What is needed » Leave out the pictures; transcribe all else exactly.

Supplied material »

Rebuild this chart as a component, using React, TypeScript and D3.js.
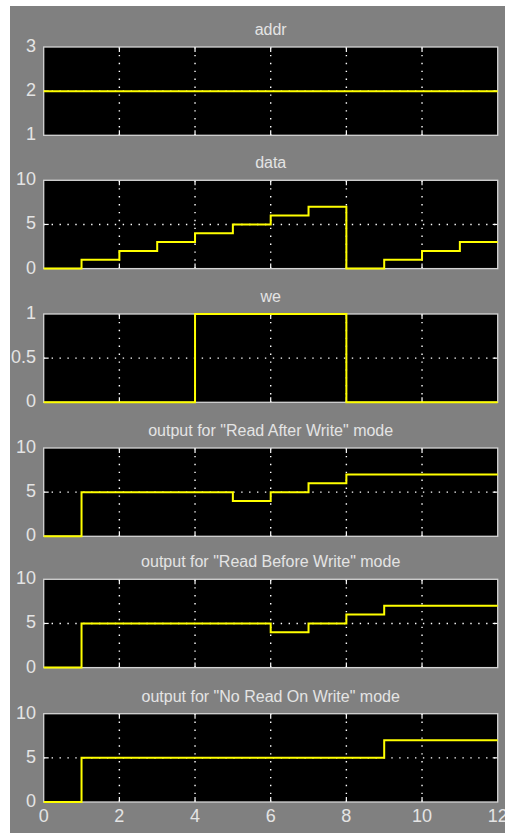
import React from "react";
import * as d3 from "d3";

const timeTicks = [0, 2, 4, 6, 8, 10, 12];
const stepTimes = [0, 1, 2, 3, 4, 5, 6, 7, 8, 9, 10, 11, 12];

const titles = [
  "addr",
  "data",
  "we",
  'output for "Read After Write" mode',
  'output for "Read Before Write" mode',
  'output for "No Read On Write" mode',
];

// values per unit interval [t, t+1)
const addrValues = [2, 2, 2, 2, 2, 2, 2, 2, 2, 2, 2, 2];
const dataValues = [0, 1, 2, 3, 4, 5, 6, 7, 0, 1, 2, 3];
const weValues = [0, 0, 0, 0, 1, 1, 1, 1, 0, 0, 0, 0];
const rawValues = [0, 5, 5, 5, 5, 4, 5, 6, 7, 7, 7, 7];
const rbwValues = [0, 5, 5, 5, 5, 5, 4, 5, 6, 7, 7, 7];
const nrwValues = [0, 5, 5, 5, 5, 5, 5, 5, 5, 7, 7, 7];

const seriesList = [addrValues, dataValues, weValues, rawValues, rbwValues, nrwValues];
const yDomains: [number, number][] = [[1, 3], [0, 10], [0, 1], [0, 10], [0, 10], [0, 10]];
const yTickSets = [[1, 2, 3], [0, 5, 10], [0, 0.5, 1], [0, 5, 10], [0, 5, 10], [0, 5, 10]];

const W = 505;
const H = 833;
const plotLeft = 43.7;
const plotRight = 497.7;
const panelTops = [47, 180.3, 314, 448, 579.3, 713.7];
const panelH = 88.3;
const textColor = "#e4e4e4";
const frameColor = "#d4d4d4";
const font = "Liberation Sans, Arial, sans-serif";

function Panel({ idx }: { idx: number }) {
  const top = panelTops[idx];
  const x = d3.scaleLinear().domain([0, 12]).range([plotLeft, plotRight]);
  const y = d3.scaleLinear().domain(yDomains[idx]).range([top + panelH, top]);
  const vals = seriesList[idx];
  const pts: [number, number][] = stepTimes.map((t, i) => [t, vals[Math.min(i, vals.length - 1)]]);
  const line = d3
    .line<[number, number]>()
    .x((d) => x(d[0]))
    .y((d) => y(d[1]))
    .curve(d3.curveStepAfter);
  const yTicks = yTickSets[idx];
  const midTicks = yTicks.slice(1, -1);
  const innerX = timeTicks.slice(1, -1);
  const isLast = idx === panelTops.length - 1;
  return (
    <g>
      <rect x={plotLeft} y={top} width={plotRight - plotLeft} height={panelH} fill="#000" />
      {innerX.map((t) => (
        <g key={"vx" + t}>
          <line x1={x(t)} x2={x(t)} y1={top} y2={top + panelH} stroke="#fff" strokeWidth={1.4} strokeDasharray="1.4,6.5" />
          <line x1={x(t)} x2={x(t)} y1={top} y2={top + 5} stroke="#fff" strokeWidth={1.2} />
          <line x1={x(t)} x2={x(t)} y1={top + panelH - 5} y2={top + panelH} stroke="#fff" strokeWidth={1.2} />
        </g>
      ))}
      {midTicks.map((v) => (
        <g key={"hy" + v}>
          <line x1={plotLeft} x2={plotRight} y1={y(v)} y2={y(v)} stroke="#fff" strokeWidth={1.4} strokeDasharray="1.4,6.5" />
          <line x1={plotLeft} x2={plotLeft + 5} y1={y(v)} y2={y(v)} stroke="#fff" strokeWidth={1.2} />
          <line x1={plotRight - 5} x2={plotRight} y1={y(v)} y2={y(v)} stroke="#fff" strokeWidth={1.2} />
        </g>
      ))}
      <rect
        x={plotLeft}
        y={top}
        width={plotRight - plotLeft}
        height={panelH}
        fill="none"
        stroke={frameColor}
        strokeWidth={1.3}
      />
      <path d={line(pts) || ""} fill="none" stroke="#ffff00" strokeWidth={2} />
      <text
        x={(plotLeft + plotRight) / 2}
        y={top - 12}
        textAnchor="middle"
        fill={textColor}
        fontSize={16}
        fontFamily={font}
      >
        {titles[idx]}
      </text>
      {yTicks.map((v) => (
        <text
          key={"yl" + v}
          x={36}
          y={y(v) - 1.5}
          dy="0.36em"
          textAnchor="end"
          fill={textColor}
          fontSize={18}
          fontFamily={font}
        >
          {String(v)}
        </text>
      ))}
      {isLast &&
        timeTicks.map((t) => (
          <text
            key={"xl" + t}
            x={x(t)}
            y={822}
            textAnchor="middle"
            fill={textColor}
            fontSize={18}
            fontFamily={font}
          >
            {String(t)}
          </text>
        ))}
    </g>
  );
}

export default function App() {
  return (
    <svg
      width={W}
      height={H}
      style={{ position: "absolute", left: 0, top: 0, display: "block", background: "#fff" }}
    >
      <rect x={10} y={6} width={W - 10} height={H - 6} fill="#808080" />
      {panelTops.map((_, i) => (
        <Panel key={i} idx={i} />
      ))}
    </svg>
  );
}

Answer to this exercise »
Rebuild this chart as a component, using React, TypeScript and D3.js.
import React from "react";
import * as d3 from "d3";

const timeTicks = [0, 2, 4, 6, 8, 10, 12];
const stepTimes = [0, 1, 2, 3, 4, 5, 6, 7, 8, 9, 10, 11, 12];

const titles = [
  "addr",
  "data",
  "we",
  'output for "Read After Write" mode',
  'output for "Read Before Write" mode',
  'output for "No Read On Write" mode',
];

// values per unit interval [t, t+1)
const addrValues = [2, 2, 2, 2, 2, 2, 2, 2, 2, 2, 2, 2];
const dataValues = [0, 1, 2, 3, 4, 5, 6, 7, 0, 1, 2, 3];
const weValues = [0, 0, 0, 0, 1, 1, 1, 1, 0, 0, 0, 0];
const rawValues = [0, 5, 5, 5, 5, 4, 5, 6, 7, 7, 7, 7];
const rbwValues = [0, 5, 5, 5, 5, 5, 4, 5, 6, 7, 7, 7];
const nrwValues = [0, 5, 5, 5, 5, 5, 5, 5, 5, 7, 7, 7];

const seriesList = [addrValues, dataValues, weValues, rawValues, rbwValues, nrwValues];
const yDomains: [number, number][] = [[1, 3], [0, 10], [0, 1], [0, 10], [0, 10], [0, 10]];
const yTickSets = [[1, 2, 3], [0, 5, 10], [0, 0.5, 1], [0, 5, 10], [0, 5, 10], [0, 5, 10]];

const W = 505;
const H = 833;
const plotLeft = 43.7;
const plotRight = 497.7;
const panelTops = [47, 180.3, 314, 448, 579.3, 713.7];
const panelH = 88.3;
const textColor = "#e4e4e4";
const frameColor = "#d4d4d4";
const font = "Liberation Sans, Arial, sans-serif";

function Panel({ idx }: { idx: number }) {
  const top = panelTops[idx];
  const x = d3.scaleLinear().domain([0, 12]).range([plotLeft, plotRight]);
  const y = d3.scaleLinear().domain(yDomains[idx]).range([top + panelH, top]);
  const vals = seriesList[idx];
  const pts: [number, number][] = stepTimes.map((t, i) => [t, vals[Math.min(i, vals.length - 1)]]);
  const line = d3
    .line<[number, number]>()
    .x((d) => x(d[0]))
    .y((d) => y(d[1]))
    .curve(d3.curveStepAfter);
  const yTicks = yTickSets[idx];
  const midTicks = yTicks.slice(1, -1);
  const innerX = timeTicks.slice(1, -1);
  const isLast = idx === panelTops.length - 1;
  return (
    <g>
      <rect x={plotLeft} y={top} width={plotRight - plotLeft} height={panelH} fill="#000" />
      {innerX.map((t) => (
        <g key={"vx" + t}>
          <line x1={x(t)} x2={x(t)} y1={top} y2={top + panelH} stroke="#fff" strokeWidth={1.4} strokeDasharray="1.4,6.5" />
          <line x1={x(t)} x2={x(t)} y1={top} y2={top + 5} stroke="#fff" strokeWidth={1.2} />
          <line x1={x(t)} x2={x(t)} y1={top + panelH - 5} y2={top + panelH} stroke="#fff" strokeWidth={1.2} />
        </g>
      ))}
      {midTicks.map((v) => (
        <g key={"hy" + v}>
          <line x1={plotLeft} x2={plotRight} y1={y(v)} y2={y(v)} stroke="#fff" strokeWidth={1.4} strokeDasharray="1.4,6.5" />
          <line x1={plotLeft} x2={plotLeft + 5} y1={y(v)} y2={y(v)} stroke="#fff" strokeWidth={1.2} />
          <line x1={plotRight - 5} x2={plotRight} y1={y(v)} y2={y(v)} stroke="#fff" strokeWidth={1.2} />
        </g>
      ))}
      <rect
        x={plotLeft}
        y={top}
        width={plotRight - plotLeft}
        height={panelH}
        fill="none"
        stroke={frameColor}
        strokeWidth={1.3}
      />
      <path d={line(pts) || ""} fill="none" stroke="#ffff00" strokeWidth={2} />
      <text
        x={(plotLeft + plotRight) / 2}
        y={top - 12}
        textAnchor="middle"
        fill={textColor}
        fontSize={16}
        fontFamily={font}
      >
        {titles[idx]}
      </text>
      {yTicks.map((v) => (
        <text
          key={"yl" + v}
          x={36}
          y={y(v) - 1.5}
          dy="0.36em"
          textAnchor="end"
          fill={textColor}
          fontSize={18}
          fontFamily={font}
        >
          {String(v)}
        </text>
      ))}
      {isLast &&
        timeTicks.map((t) => (
          <text
            key={"xl" + t}
            x={x(t)}
            y={822}
            textAnchor="middle"
            fill={textColor}
            fontSize={18}
            fontFamily={font}
          >
            {String(t)}
          </text>
        ))}
    </g>
  );
}

export default function App() {
  return (
    <svg
      width={W}
      height={H}
      style={{ position: "absolute", left: 0, top: 0, display: "block", background: "#fff" }}
    >
      <rect x={10} y={6} width={W - 10} height={H - 6} fill="#808080" />
      {panelTops.map((_, i) => (
        <Panel key={i} idx={i} />
      ))}
    </svg>
  );
}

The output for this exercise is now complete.